MEKAN (UZAM*)

MEKAN (UZAM*)

30 Kasım

MEKAN (UZAM*)

MEKAN (UZAM*)

”Uzayda**, “mikro, makro” yer tutan, yer kapatan, çevresinden ölçü, yoğunluk, hacim, biçim olarak ayrılan her şey, “kendine özge” bir MEKAN VARLIĞIDIR, NESNESİDİR. Mekan, salt “yer, mimari yapı, iç alan” değildir. Atomdan, hücreye, beyinden bilgiye, kişilikten duygulara, cansız özdekten canlılara kadar her şey bir mekandır.” (F.Atalayer.Temel Sanat Eğitimi Notları. S.3.1996.Eskişehir.)

Uzay, “taneciklerden oluşan” (insan tarafından tanımlansın, tanımlanmasın) bir “enerji plazmasıdır.” Sürekli genişleyip, yayılan uzayda enerji; patlayarak, ışıyarak, sarmallaşarak, itilerek, çekilerek, savrularak, büzülüp-daralarak, dağılıp-saçılarak, çarpışarak, “kesintisiz” devinen, “rastlantısal işleyen,” tanecik esaslı bir “kaosdur.” Patlamayla, ışımayla, savrulmayla, “merkezileşmiş bir yoğunlaşmanın saçılmasını, dağılmasını,” ve birleşme, soğrulma, yoğunlaşma, paketlenme ile bir “itme-çekme denetimini” içeren, kendi fiziksel yasaları ile işleyen uzay, “evrensel yapılanma-yıkılma kaosudur..”

   Sonsuz “entropik plazma” içinde, her “tutunma, yoğunlaşma, yapışma, bağlanma,” bir “antientropik denge durumunu, yapılanmayı” oluşturur. Her yapılanma, “geçici de olsa” bir “dengeliliği, denetlenmeyi, devamlılığı” içerir. Tanecik-parçacık kaosundaki bu denetli ayrılma ve bölünme, bir “FARKLILAŞMAYI”, her farklılaşma ise; köşe, sınır, yüzey (çeper, kabuk), ağırlık, hacim vs. olarak “KENDİNE ÖZGE” örgütlenmeyi, biçimlenmeyi, özdekleşmeyi sağlar. Enerjinin, bir “özdek-yapı-yer” olarak “paketlenmesi,” görünüş olarak plazmatik ortamdan ayrışması, bilinen, bilinmeyen “uzaysal mekanları” oluşturur. “Düzen kazanmış her enerji paketlenmesi, bir mekan varlıklaşması, yapılanmasıdır.” Ya da “özdek-varlık kazanan her şey bir mekandır.” Türk mitolojisinde “OG veya ON” (damga esaslı betimleme) kozmos yani evrendir. ON’dan yayılan ve dünyaya inen ışınlarına da “ONÇ” (İslami ‘nur’ gibi) denir. “EKİ ve GÜN”, onun birliğini temsil eder.

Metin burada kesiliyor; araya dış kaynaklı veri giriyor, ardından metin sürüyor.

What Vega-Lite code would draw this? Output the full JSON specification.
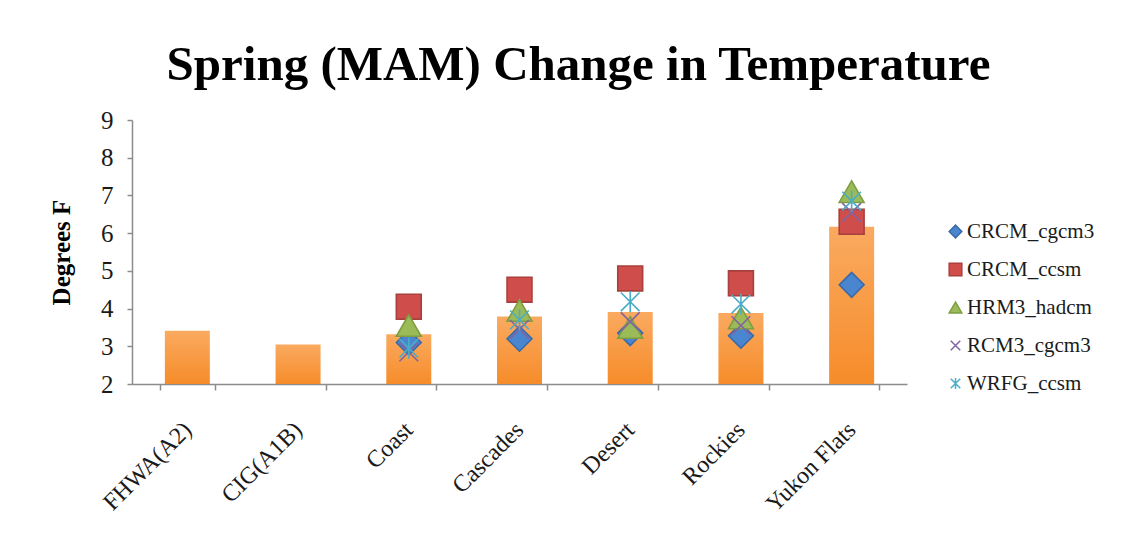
{
  "$schema": "https://vega.github.io/schema/vega-lite/v6.json",
  "width": 775,
  "height": 264,
  "autosize": {"type": "none"},
  "padding": {"left": 132, "top": 120, "right": 239, "bottom": 170},
  "background": "white",
  "title": {
    "text": "Spring (MAM) Change in Temperature",
    "font": "Liberation Serif",
    "fontSize": 49,
    "fontWeight": "bold",
    "color": "#000000",
    "anchor": "middle",
    "dx": 59,
    "offset": 18
  },
  "config": {
    "view": {"stroke": null},
    "axis": {"grid": false}
  },
  "datasets": {
    "bars": [
      {"region": "FHWA(A2)", "value": 3.41},
      {"region": "CIG(A1B)", "value": 3.05},
      {"region": "Coast", "value": 3.32},
      {"region": "Cascades", "value": 3.79},
      {"region": "Desert", "value": 3.91},
      {"region": "Rockies", "value": 3.88},
      {"region": "Yukon Flats", "value": 6.17}
    ],
    "markers": [
      {"region": "Coast", "model": "CRCM_cgcm3", "value": 3.1},
      {"region": "Coast", "model": "CRCM_ccsm", "value": 4.05},
      {"region": "Coast", "model": "HRM3_hadcm", "value": 3.55},
      {"region": "Coast", "model": "RCM3_cgcm3", "value": 2.85},
      {"region": "Coast", "model": "WRFG_ccsm", "value": 2.95},
      {"region": "Cascades", "model": "CRCM_cgcm3", "value": 3.2},
      {"region": "Cascades", "model": "CRCM_ccsm", "value": 4.5},
      {"region": "Cascades", "model": "HRM3_hadcm", "value": 3.95},
      {"region": "Cascades", "model": "RCM3_cgcm3", "value": 3.45},
      {"region": "Cascades", "model": "WRFG_ccsm", "value": 3.7},
      {"region": "Desert", "model": "CRCM_cgcm3", "value": 3.35},
      {"region": "Desert", "model": "CRCM_ccsm", "value": 4.8},
      {"region": "Desert", "model": "HRM3_hadcm", "value": 3.5},
      {"region": "Desert", "model": "RCM3_cgcm3", "value": 3.65},
      {"region": "Desert", "model": "WRFG_ccsm", "value": 4.18},
      {"region": "Rockies", "model": "CRCM_cgcm3", "value": 3.28},
      {"region": "Rockies", "model": "CRCM_ccsm", "value": 4.67},
      {"region": "Rockies", "model": "HRM3_hadcm", "value": 3.75},
      {"region": "Rockies", "model": "RCM3_cgcm3", "value": 3.55},
      {"region": "Rockies", "model": "WRFG_ccsm", "value": 4.12},
      {"region": "Yukon Flats", "model": "CRCM_cgcm3", "value": 4.63},
      {"region": "Yukon Flats", "model": "CRCM_ccsm", "value": 6.3},
      {"region": "Yukon Flats", "model": "HRM3_hadcm", "value": 7.1},
      {"region": "Yukon Flats", "model": "RCM3_cgcm3", "value": 6.55},
      {"region": "Yukon Flats", "model": "WRFG_ccsm", "value": 6.85}
    ]
  },
  "encoding": {
    "x": {
      "field": "region",
      "type": "nominal",
      "sort": null,
      "scale": {
        "domain": ["FHWA(A2)", "CIG(A1B)", "Coast", "Cascades", "Desert", "Rockies", "Yukon Flats"],
        "paddingInner": 0.5,
        "paddingOuter": 0.25
      },
      "axis": {
        "title": null,
        "domainColor": "#8C8C8C",
        "domainWidth": 1.5,
        "tickColor": "#8C8C8C",
        "tickWidth": 1.5,
        "tickSize": 6,
        "tickBand": "extent",
        "labelAngle": -45,
        "labelAlign": "right",
        "labelBaseline": "middle",
        "labelPadding": 36,
        "labelFont": "Liberation Serif",
        "labelFontSize": 24,
        "labelColor": "#1a1a1a"
      }
    },
    "y": {
      "field": "value",
      "type": "quantitative",
      "scale": {"domain": [2, 9], "zero": false, "nice": false},
      "axis": {
        "title": "Degrees F",
        "titleFont": "Liberation Serif",
        "titleFontSize": 25,
        "titleFontWeight": "bold",
        "titleColor": "#000000",
        "titlePadding": 26,
        "values": [2, 3, 4, 5, 6, 7, 8, 9],
        "tickCount": 12,
        "format": "d",
        "labelOverlap": false,
        "domainColor": "#8C8C8C",
        "domainWidth": 1.5,
        "tickColor": "#8C8C8C",
        "tickWidth": 1.5,
        "tickSize": 5,
        "labelPadding": 14,
        "labelFont": "Liberation Serif",
        "labelFontSize": 25,
        "labelColor": "#1a1a1a"
      }
    }
  },
  "layer": [
    {
      "data": {"name": "bars"},
      "mark": {
        "type": "bar",
        "width": 45,
        "color": {
          "gradient": "linear",
          "x1": 0, "y1": 0, "x2": 0, "y2": 1,
          "stops": [
            {"offset": 0, "color": "#FAAA60"},
            {"offset": 1, "color": "#F68C2A"}
          ]
        }
      },
      "encoding": {
        "y2": {"datum": 2}
      }
    },
    {
      "data": {"name": "markers"},
      "mark": {"type": "point", "filled": true, "size": 620, "strokeWidth": 1.6, "opacity": 1},
      "encoding": {
        "fill": {
          "field": "model",
          "type": "nominal",
          "scale": {
            "domain": ["CRCM_cgcm3", "CRCM_ccsm", "HRM3_hadcm", "RCM3_cgcm3", "WRFG_ccsm"],
            "range": ["#4A86CF", "#CF4D4A", "#9BBB59", "#8064A2", "#4BACC6"]
          },
          "legend": {
            "title": null,
            "orient": "none",
            "legendX": 813,
            "legendY": 101,
            "padding": 0,
            "labelFont": "Liberation Serif",
            "labelFontSize": 21,
            "labelColor": "#1a1a1a",
            "labelOffset": 1,
            "symbolSize": 160,
            "rowPadding": 16
          }
        },
        "stroke": {
          "field": "model",
          "type": "nominal",
          "scale": {
            "domain": ["CRCM_cgcm3", "CRCM_ccsm", "HRM3_hadcm", "RCM3_cgcm3", "WRFG_ccsm"],
            "range": ["#3A6AA8", "#A8403D", "#7E9E42", "#8064A2", "#4BACC6"]
          },
          "legend": {
            "title": null,
            "orient": "none",
            "legendX": 813,
            "legendY": 101,
            "padding": 0,
            "labelFont": "Liberation Serif",
            "labelFontSize": 21,
            "labelColor": "#1a1a1a",
            "labelOffset": 1,
            "symbolSize": 160,
            "rowPadding": 16
          }
        },
        "shape": {
          "field": "model",
          "type": "nominal",
          "scale": {
            "domain": ["CRCM_cgcm3", "CRCM_ccsm", "HRM3_hadcm", "RCM3_cgcm3", "WRFG_ccsm"],
            "range": [
              "diamond",
              "square",
              "triangle-up",
              "M-0.75,-0.75L0.75,0.75M-0.75,0.75L0.75,-0.75",
              "M-0.75,-0.75L0.75,0.75M-0.75,0.75L0.75,-0.75M0,-0.85L0,0.85"
            ]
          },
          "legend": {
            "title": null,
            "orient": "none",
            "legendX": 813,
            "legendY": 101,
            "padding": 0,
            "labelFont": "Liberation Serif",
            "labelFontSize": 21,
            "labelColor": "#1a1a1a",
            "labelOffset": 1,
            "symbolSize": 160,
            "rowPadding": 16
          }
        }
      }
    }
  ]
}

   Her uzaysal mekan yapılanması, dış ve iç gerilim güçlerine bağlı “doğal bir görünüşü” (formu) oluşturur. Ya da, plazmatik tanecik kaosundan “AYRIMLAŞAN” (fark yaratan) her köşe, sınır-kenar, yüzey –çeper “bütünlüğü”, bir “kendine özge” biçimlenmeyi, “mekanlaşmayı” yaratır. Geçicide olsa, köşeleri, sınırları, yüzeyleri dengeleyen, iç-dış gerilimler (Antientropik durum.), uzaysal ortamın “topolojik ve geometrik yasaları” ile güdülen üç boyutlu mekanlarını var-eder. Yani mekan, bir acıdan “sınırlanan ve görünüş kazanan, üç boyutlu uzaysal alandır.” Ya da mekan, yalın anlamı ile, “ DOLULUK” (enerjinin yoğunluğu, sıklığı), “BOŞLUK” (Enerjinin gevşekliği, seyrekliği.) olarak, “biraradalık”, bir bütünlük, düzenlilik kazanmasıdır. O, “kendine özge yoğunluğa, görünüşe” sahip, ölçülebilir, gözlemlenebilir bir “hacim yapılanmasıdır.” Ya da, “ her ağırlığa, hacim’e sahip şey, bir mekandır.”